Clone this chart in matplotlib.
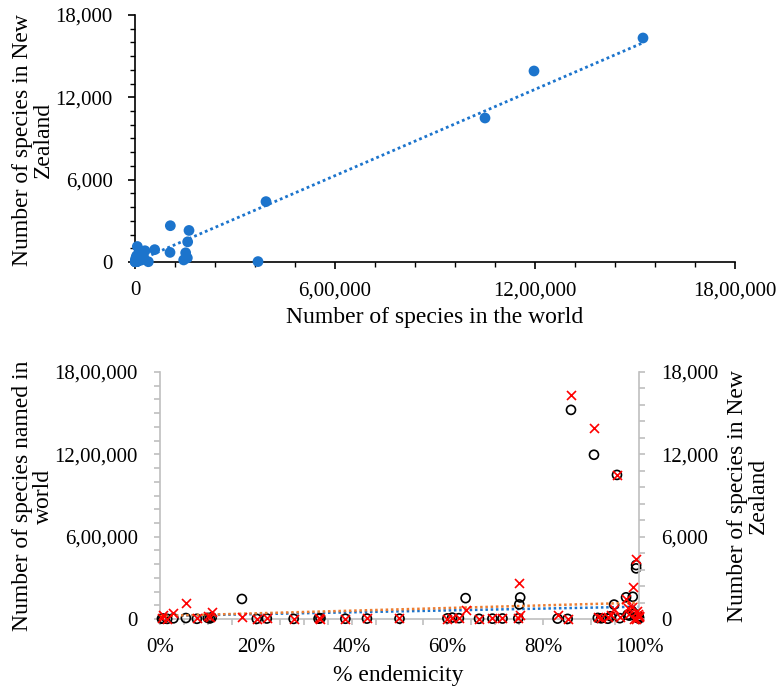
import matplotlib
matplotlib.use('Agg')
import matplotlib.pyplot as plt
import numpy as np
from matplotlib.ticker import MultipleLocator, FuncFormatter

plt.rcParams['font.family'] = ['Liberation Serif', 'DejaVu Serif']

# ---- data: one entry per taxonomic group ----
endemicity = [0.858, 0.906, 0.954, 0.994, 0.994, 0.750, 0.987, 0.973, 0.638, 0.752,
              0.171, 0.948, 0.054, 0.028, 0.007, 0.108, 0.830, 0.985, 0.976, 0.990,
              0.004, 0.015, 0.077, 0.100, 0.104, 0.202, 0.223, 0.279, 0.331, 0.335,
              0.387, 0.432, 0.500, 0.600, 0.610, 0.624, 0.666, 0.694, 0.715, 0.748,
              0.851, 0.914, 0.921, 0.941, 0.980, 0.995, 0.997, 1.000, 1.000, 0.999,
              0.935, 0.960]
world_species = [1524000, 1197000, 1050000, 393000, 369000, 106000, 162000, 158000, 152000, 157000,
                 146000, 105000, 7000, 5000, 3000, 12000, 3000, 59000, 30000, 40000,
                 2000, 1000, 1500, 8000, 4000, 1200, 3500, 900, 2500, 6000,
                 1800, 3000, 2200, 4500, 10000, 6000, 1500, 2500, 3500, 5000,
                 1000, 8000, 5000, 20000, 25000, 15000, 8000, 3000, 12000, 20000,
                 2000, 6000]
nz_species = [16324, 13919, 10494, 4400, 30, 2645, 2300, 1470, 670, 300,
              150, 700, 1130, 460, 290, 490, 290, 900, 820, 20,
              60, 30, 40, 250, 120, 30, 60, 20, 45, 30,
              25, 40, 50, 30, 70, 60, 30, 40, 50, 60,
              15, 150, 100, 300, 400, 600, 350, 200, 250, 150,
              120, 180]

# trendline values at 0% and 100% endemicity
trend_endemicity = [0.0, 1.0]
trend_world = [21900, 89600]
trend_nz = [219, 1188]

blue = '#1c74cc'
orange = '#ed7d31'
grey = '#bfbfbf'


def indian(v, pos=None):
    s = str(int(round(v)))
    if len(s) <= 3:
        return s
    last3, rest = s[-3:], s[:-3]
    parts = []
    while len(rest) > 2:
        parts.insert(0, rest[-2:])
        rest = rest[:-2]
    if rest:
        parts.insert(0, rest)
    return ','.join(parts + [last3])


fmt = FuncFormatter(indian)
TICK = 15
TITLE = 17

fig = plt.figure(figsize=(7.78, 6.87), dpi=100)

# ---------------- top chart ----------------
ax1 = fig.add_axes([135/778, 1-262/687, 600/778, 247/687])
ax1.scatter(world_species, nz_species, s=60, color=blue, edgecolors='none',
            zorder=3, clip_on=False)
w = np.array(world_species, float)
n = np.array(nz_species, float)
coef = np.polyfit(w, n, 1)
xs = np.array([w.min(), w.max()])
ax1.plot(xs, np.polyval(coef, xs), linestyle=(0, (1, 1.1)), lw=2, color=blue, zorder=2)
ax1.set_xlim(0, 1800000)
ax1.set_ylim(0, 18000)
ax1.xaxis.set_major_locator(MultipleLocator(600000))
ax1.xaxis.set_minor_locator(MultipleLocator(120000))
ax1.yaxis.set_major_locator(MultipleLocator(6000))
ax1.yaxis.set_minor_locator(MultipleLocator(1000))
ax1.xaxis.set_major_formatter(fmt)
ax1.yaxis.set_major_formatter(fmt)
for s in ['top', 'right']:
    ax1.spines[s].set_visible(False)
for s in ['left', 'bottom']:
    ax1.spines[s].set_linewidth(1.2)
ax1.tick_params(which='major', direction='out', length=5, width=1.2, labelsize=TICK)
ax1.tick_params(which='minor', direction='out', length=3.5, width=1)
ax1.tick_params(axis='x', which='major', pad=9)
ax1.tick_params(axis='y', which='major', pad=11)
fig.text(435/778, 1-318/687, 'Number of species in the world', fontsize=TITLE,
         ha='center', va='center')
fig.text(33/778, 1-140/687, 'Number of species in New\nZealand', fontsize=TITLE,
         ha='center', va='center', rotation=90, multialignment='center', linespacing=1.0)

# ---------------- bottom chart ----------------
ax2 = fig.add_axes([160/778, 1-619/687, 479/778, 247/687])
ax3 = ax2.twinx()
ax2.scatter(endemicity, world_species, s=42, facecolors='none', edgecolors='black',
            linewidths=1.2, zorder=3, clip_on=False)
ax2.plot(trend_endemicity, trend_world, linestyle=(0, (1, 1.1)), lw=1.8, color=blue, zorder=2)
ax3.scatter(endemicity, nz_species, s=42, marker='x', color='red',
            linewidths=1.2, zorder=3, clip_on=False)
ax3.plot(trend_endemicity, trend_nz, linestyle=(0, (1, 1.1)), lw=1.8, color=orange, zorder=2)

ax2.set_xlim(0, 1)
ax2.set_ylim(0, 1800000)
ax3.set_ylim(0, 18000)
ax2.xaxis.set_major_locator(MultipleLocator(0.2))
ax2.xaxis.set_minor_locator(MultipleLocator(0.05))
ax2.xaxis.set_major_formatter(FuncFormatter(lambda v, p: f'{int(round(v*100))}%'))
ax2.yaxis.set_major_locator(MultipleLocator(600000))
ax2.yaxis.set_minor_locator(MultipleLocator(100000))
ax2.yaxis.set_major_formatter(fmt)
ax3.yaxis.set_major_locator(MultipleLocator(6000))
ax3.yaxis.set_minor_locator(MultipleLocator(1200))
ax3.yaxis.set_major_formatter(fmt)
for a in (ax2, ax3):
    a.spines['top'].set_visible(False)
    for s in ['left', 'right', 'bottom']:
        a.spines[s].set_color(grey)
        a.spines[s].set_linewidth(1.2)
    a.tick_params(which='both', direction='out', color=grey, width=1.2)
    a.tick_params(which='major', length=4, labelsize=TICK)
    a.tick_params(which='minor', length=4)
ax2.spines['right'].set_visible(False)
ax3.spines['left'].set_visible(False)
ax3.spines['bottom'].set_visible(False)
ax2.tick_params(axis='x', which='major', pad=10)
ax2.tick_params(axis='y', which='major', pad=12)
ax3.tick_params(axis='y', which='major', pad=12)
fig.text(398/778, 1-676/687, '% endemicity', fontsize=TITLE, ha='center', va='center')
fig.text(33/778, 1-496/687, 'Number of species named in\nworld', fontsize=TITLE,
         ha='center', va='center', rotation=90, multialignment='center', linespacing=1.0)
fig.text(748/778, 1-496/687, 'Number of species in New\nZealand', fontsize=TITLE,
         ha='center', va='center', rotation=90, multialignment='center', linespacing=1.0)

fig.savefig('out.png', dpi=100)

Stated problem: Look over the listing above. Pick out and copy every line that includes "matplotlib".

Result below:
Clone this chart in matplotlib.
import matplotlib
matplotlib.use('Agg')
import matplotlib.pyplot as plt
from matplotlib.ticker import MultipleLocator, FuncFormatter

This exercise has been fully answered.